WHAT IS EXPECTED ▸ Pull every line holding the string "image" from the records below.

PROVIDED RECORDS ▸
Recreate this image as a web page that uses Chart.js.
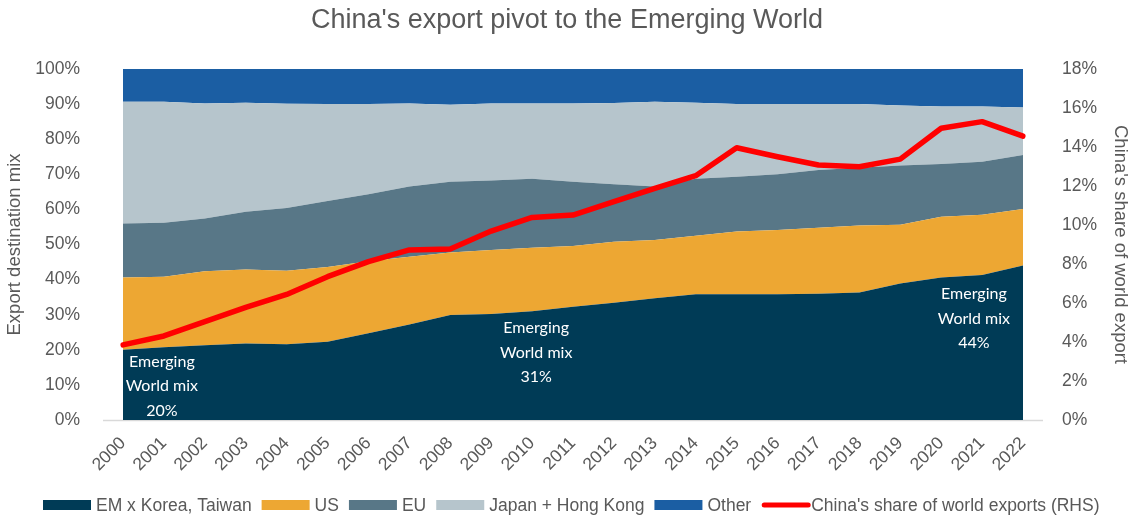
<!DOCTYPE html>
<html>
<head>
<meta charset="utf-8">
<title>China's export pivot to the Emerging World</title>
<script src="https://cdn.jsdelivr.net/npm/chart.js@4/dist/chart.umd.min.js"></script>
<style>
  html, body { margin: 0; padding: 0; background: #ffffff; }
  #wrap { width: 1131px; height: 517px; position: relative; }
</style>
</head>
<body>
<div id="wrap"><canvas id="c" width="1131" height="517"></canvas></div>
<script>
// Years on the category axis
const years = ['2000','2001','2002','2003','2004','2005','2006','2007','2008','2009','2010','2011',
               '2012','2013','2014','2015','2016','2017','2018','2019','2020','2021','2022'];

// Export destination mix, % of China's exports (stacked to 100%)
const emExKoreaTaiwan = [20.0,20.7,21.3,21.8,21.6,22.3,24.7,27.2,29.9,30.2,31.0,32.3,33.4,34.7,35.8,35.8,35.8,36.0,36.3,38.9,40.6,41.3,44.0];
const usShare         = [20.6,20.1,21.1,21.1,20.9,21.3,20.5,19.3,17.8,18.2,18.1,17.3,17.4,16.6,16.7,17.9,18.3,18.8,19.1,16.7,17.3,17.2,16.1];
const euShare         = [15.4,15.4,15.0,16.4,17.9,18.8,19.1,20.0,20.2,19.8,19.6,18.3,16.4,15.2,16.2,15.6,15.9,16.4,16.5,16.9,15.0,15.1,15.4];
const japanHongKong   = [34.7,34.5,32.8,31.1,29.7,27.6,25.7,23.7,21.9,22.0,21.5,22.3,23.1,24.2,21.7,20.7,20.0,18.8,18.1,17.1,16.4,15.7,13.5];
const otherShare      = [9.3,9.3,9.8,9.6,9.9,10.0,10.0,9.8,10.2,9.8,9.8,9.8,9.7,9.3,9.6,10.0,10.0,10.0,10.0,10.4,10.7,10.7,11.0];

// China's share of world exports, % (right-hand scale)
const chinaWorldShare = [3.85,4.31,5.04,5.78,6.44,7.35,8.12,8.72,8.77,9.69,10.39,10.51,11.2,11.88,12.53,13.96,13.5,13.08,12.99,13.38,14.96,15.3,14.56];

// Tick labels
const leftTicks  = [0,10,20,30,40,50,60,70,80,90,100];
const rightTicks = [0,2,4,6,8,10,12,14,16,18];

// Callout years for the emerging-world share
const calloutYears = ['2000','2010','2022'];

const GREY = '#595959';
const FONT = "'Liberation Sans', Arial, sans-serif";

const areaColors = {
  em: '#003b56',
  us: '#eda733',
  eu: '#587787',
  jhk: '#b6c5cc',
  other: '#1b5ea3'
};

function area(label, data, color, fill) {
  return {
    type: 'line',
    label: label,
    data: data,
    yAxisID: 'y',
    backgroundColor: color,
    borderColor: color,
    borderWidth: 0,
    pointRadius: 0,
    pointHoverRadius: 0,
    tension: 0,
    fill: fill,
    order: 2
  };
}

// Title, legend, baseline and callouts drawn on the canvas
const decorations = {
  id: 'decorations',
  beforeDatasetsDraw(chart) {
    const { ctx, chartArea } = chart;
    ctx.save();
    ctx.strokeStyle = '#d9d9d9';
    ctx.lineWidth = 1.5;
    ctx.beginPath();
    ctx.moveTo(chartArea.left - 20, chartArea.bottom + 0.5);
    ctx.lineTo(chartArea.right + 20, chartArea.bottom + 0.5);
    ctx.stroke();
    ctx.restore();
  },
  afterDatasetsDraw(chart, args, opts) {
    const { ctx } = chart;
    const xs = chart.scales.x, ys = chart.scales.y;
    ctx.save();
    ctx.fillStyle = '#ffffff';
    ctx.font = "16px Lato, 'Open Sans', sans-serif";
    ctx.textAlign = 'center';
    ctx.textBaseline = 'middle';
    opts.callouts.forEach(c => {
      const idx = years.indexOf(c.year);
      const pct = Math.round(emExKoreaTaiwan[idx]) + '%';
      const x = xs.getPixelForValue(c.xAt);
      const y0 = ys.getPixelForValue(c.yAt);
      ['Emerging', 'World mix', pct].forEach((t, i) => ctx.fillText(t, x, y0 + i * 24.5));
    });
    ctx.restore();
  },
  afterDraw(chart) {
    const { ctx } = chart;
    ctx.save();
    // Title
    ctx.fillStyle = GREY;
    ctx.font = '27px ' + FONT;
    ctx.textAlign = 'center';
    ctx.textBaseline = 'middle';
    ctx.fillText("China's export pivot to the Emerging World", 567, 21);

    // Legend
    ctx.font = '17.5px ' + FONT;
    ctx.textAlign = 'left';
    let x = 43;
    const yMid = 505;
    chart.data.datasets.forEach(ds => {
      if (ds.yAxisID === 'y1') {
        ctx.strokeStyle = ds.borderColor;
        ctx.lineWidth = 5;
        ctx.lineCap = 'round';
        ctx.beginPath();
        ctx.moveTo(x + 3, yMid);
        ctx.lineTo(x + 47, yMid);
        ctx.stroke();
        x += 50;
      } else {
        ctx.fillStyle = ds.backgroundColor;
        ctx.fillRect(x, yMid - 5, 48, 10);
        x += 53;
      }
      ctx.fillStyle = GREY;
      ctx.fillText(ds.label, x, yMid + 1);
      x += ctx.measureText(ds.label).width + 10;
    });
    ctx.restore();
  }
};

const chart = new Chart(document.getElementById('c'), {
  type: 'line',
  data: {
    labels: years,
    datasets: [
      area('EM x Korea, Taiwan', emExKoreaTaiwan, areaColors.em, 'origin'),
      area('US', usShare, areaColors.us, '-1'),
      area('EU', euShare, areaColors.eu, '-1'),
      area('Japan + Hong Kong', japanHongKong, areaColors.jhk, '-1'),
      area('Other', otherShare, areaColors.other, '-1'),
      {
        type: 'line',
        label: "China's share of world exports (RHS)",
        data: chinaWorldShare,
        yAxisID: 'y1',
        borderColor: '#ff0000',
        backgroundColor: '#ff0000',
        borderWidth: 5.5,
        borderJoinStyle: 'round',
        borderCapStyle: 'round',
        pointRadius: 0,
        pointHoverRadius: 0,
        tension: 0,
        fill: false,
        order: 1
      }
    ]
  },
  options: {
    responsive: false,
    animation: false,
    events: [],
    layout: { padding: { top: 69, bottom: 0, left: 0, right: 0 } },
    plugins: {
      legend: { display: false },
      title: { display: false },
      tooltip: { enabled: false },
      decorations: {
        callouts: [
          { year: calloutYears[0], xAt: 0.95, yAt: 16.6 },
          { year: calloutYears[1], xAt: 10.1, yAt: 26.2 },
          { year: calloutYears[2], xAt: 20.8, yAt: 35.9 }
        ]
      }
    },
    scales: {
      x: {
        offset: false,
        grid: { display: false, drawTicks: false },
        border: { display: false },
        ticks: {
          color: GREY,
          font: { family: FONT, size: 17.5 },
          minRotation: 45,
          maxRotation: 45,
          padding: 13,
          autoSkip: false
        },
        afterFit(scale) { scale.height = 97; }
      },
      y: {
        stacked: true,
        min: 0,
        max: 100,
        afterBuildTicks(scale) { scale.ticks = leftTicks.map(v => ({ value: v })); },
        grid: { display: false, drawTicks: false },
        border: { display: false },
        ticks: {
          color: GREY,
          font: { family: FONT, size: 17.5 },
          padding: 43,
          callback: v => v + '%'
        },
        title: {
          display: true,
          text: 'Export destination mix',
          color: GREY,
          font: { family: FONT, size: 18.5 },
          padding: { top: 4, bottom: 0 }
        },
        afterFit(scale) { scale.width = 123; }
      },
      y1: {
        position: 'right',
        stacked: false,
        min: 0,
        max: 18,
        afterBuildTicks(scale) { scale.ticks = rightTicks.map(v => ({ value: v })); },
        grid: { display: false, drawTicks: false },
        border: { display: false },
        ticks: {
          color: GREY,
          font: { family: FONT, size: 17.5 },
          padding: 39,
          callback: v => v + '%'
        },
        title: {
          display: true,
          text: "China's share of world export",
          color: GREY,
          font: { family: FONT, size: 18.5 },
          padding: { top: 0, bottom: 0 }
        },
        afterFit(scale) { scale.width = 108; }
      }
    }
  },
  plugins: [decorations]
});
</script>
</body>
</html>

* * *

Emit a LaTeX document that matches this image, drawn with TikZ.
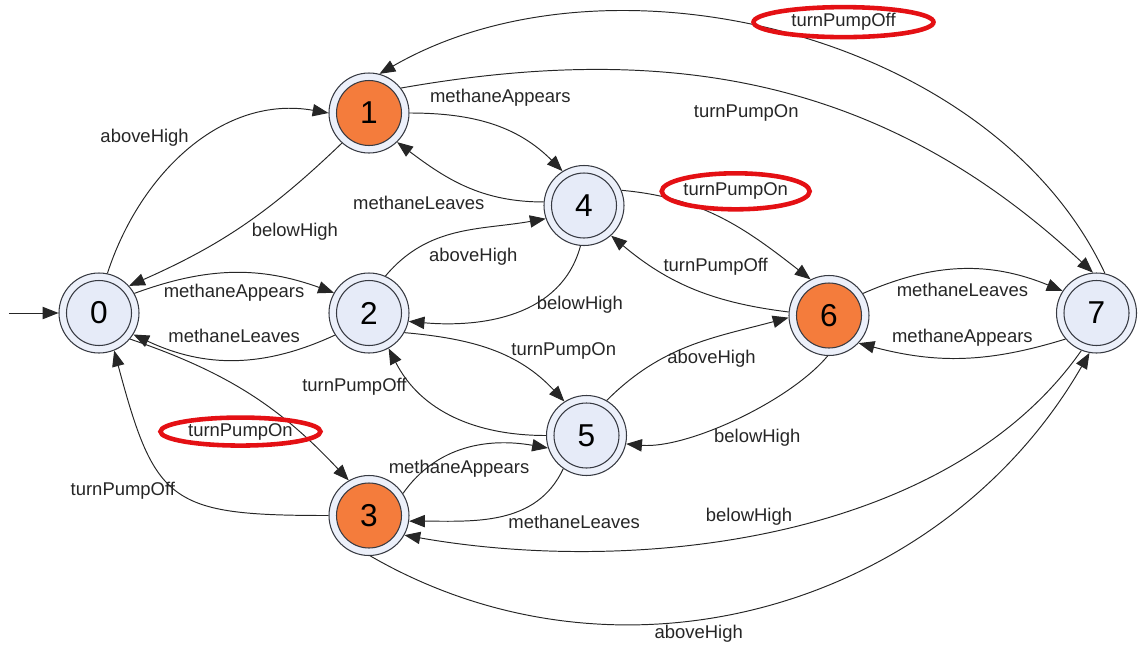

THE ANSWER ▸
Recreate this image as a web page that uses Chart.js.
Emit a LaTeX document that matches this image, drawn with TikZ.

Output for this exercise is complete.